Your goal:
Exclude images, then output the remaining data verbatim.

Data provided:
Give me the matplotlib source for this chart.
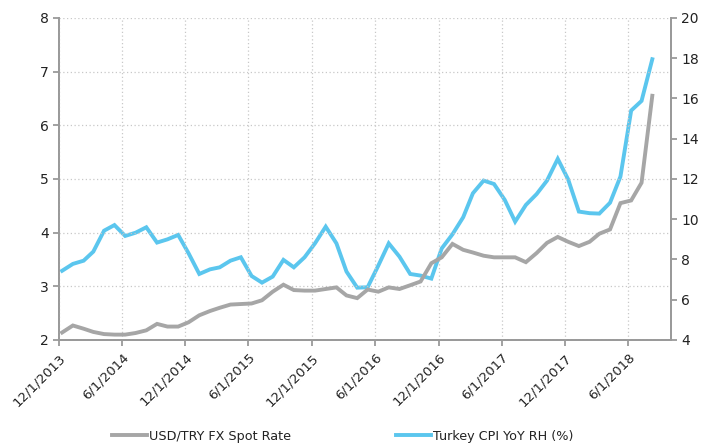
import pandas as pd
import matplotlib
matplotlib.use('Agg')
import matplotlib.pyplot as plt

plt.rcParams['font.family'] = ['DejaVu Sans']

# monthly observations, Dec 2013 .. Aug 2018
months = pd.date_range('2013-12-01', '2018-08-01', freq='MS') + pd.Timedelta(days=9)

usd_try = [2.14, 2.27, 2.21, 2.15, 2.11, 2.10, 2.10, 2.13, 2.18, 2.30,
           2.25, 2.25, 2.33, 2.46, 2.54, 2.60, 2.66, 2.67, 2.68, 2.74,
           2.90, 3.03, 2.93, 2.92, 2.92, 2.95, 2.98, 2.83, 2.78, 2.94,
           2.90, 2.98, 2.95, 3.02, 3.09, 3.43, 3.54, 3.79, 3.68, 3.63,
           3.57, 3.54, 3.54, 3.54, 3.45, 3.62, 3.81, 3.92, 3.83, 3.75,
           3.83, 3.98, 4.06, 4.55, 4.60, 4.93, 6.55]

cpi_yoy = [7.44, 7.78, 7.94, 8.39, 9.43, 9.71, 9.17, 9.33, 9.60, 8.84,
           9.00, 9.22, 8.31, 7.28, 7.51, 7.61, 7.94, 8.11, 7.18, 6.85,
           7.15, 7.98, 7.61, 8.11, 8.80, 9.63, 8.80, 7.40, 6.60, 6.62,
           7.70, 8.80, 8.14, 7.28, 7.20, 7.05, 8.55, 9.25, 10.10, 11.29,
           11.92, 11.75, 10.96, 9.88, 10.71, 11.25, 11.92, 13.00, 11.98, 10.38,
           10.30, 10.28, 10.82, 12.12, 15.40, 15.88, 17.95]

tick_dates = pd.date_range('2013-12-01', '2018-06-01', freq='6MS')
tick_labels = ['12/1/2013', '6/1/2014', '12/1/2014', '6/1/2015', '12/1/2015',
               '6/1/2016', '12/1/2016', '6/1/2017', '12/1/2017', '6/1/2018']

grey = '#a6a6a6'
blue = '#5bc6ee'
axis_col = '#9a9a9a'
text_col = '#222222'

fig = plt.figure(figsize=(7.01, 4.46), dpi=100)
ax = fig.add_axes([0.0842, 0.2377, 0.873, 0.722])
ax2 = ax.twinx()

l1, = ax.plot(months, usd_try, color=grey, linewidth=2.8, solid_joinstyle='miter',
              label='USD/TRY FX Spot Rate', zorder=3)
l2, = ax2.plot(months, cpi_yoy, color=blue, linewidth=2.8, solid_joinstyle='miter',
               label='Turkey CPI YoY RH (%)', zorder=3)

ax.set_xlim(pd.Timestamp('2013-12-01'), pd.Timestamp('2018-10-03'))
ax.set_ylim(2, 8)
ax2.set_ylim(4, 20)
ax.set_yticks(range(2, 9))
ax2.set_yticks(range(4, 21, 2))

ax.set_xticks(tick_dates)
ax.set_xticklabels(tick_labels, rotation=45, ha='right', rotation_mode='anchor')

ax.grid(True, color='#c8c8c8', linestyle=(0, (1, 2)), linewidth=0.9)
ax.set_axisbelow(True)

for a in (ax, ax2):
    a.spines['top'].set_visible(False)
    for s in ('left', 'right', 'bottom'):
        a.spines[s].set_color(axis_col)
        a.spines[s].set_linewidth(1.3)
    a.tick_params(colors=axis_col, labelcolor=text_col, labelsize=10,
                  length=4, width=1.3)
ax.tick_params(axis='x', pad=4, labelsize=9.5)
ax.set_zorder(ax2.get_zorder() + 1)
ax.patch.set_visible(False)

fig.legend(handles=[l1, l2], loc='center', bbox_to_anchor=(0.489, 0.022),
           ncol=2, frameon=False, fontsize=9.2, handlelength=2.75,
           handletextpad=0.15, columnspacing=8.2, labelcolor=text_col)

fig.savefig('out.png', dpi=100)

Exercise output:
Give me the matplotlib source for this chart.
import pandas as pd
import matplotlib
matplotlib.use('Agg')
import matplotlib.pyplot as plt

plt.rcParams['font.family'] = ['DejaVu Sans']

# monthly observations, Dec 2013 .. Aug 2018
months = pd.date_range('2013-12-01', '2018-08-01', freq='MS') + pd.Timedelta(days=9)

usd_try = [2.14, 2.27, 2.21, 2.15, 2.11, 2.10, 2.10, 2.13, 2.18, 2.30,
           2.25, 2.25, 2.33, 2.46, 2.54, 2.60, 2.66, 2.67, 2.68, 2.74,
           2.90, 3.03, 2.93, 2.92, 2.92, 2.95, 2.98, 2.83, 2.78, 2.94,
           2.90, 2.98, 2.95, 3.02, 3.09, 3.43, 3.54, 3.79, 3.68, 3.63,
           3.57, 3.54, 3.54, 3.54, 3.45, 3.62, 3.81, 3.92, 3.83, 3.75,
           3.83, 3.98, 4.06, 4.55, 4.60, 4.93, 6.55]

cpi_yoy = [7.44, 7.78, 7.94, 8.39, 9.43, 9.71, 9.17, 9.33, 9.60, 8.84,
           9.00, 9.22, 8.31, 7.28, 7.51, 7.61, 7.94, 8.11, 7.18, 6.85,
           7.15, 7.98, 7.61, 8.11, 8.80, 9.63, 8.80, 7.40, 6.60, 6.62,
           7.70, 8.80, 8.14, 7.28, 7.20, 7.05, 8.55, 9.25, 10.10, 11.29,
           11.92, 11.75, 10.96, 9.88, 10.71, 11.25, 11.92, 13.00, 11.98, 10.38,
           10.30, 10.28, 10.82, 12.12, 15.40, 15.88, 17.95]

tick_dates = pd.date_range('2013-12-01', '2018-06-01', freq='6MS')
tick_labels = ['12/1/2013', '6/1/2014', '12/1/2014', '6/1/2015', '12/1/2015',
               '6/1/2016', '12/1/2016', '6/1/2017', '12/1/2017', '6/1/2018']

grey = '#a6a6a6'
blue = '#5bc6ee'
axis_col = '#9a9a9a'
text_col = '#222222'

fig = plt.figure(figsize=(7.01, 4.46), dpi=100)
ax = fig.add_axes([0.0842, 0.2377, 0.873, 0.722])
ax2 = ax.twinx()

l1, = ax.plot(months, usd_try, color=grey, linewidth=2.8, solid_joinstyle='miter',
              label='USD/TRY FX Spot Rate', zorder=3)
l2, = ax2.plot(months, cpi_yoy, color=blue, linewidth=2.8, solid_joinstyle='miter',
               label='Turkey CPI YoY RH (%)', zorder=3)

ax.set_xlim(pd.Timestamp('2013-12-01'), pd.Timestamp('2018-10-03'))
ax.set_ylim(2, 8)
ax2.set_ylim(4, 20)
ax.set_yticks(range(2, 9))
ax2.set_yticks(range(4, 21, 2))

ax.set_xticks(tick_dates)
ax.set_xticklabels(tick_labels, rotation=45, ha='right', rotation_mode='anchor')

ax.grid(True, color='#c8c8c8', linestyle=(0, (1, 2)), linewidth=0.9)
ax.set_axisbelow(True)

for a in (ax, ax2):
    a.spines['top'].set_visible(False)
    for s in ('left', 'right', 'bottom'):
        a.spines[s].set_color(axis_col)
        a.spines[s].set_linewidth(1.3)
    a.tick_params(colors=axis_col, labelcolor=text_col, labelsize=10,
                  length=4, width=1.3)
ax.tick_params(axis='x', pad=4, labelsize=9.5)
ax.set_zorder(ax2.get_zorder() + 1)
ax.patch.set_visible(False)

fig.legend(handles=[l1, l2], loc='center', bbox_to_anchor=(0.489, 0.022),
           ncol=2, frameon=False, fontsize=9.2, handlelength=2.75,
           handletextpad=0.15, columnspacing=8.2, labelcolor=text_col)

fig.savefig('out.png', dpi=100)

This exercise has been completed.